Opzij cupcakes, opzij nieuwerwetse fratsen, in papiertjes met hartjes, met glazuur, met crèmes en in allerlei kleurtjes. De madeleines komen eraan! De oermoeder van alle cakejes. Geen gedoe, maar gewoon bedacht door ene Madeleine uit een dorp in Lotharingen. Zij bakte ze in een schelpvorm voor de afgezette Poolse koning Stanislas, die in 1738 de hertog van Lotharingen werd. Zoals zovelen tegenwoordig was hij een echte cake adept, want behalve de madeleine wordt ook de baba au rhum aan Stanislas toegeschreven. Hij liet de traditionele kugelhopf cakejes drenken in Malaga wijn. En noemde deze Moorse cakejes Ali Baba.

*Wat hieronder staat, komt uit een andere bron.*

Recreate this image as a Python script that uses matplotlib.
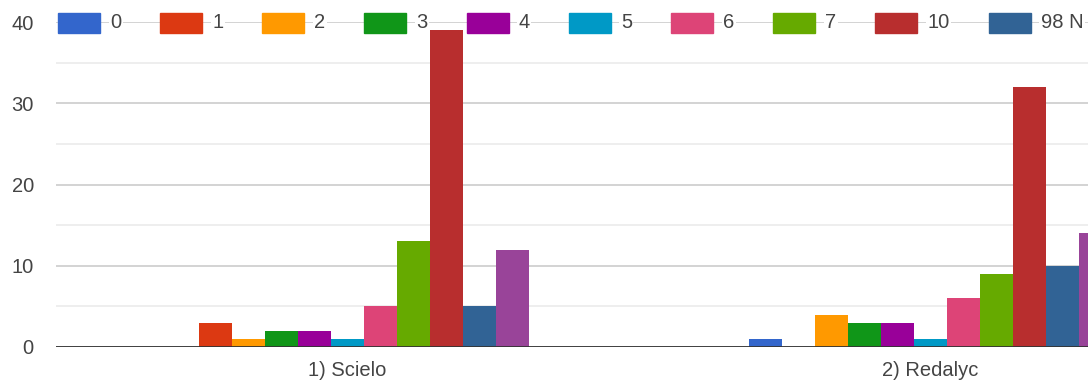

Ook een andere Bekende Fransman (heet dat zo?) uit de negentiende eeuw had iets met de madeleine. Marcel Proust doopte ze in zijn jasmijn thee, terwijl hij gezeten op het terras van een hotel in Cabourg mijmerde over deze cakejes als metafoor in zijn grote werk “à la recherche du temps perdu”. Op zoek naar de verloren of is het de in te halen tijd? Die vraag kun je stellen. Daarom bombardeer ik de madeleine tot vervangster van de cupcake. En waar ga ik ze in dopen? Dat heb ik al bedacht. Een stroperige, donkerbruine, zoete PX sherry. En dan maar mijmeren.
Nodig 12 stuks
bakblik in schelpvormpjes (Carrefour)
2 eieren
merg van een vanillestokje
125 gram fijne suiker
100 g witte gezeefde bloem
125 g boter
1/4 tl bakpoeder
1/2 el citroenrasp erg fijn
Bereiding:
Verwarm de oven voor op 200 graden. Meng in een kom de eieren, citroenrasp en vanille. Voeg beetje de suiker toe terwijl je met een garde blijft kloppen. Klop het geheel tot een mooie massa. Na vijf minuten kan het meel en bakpoeder er beetje bij beetje bij. Klop tot een luchtig deeg. Als laatste kan de gesmolten en afgekoelde boter er door worden geroerd.
Vul de schelpvormpjes met 2/3 beslag. Bak de madeleines ongeveer 10 à 12 minuten. Als de randjes loslaten zijn ze gaar. Snijd de cakejes los en laat afkoelen.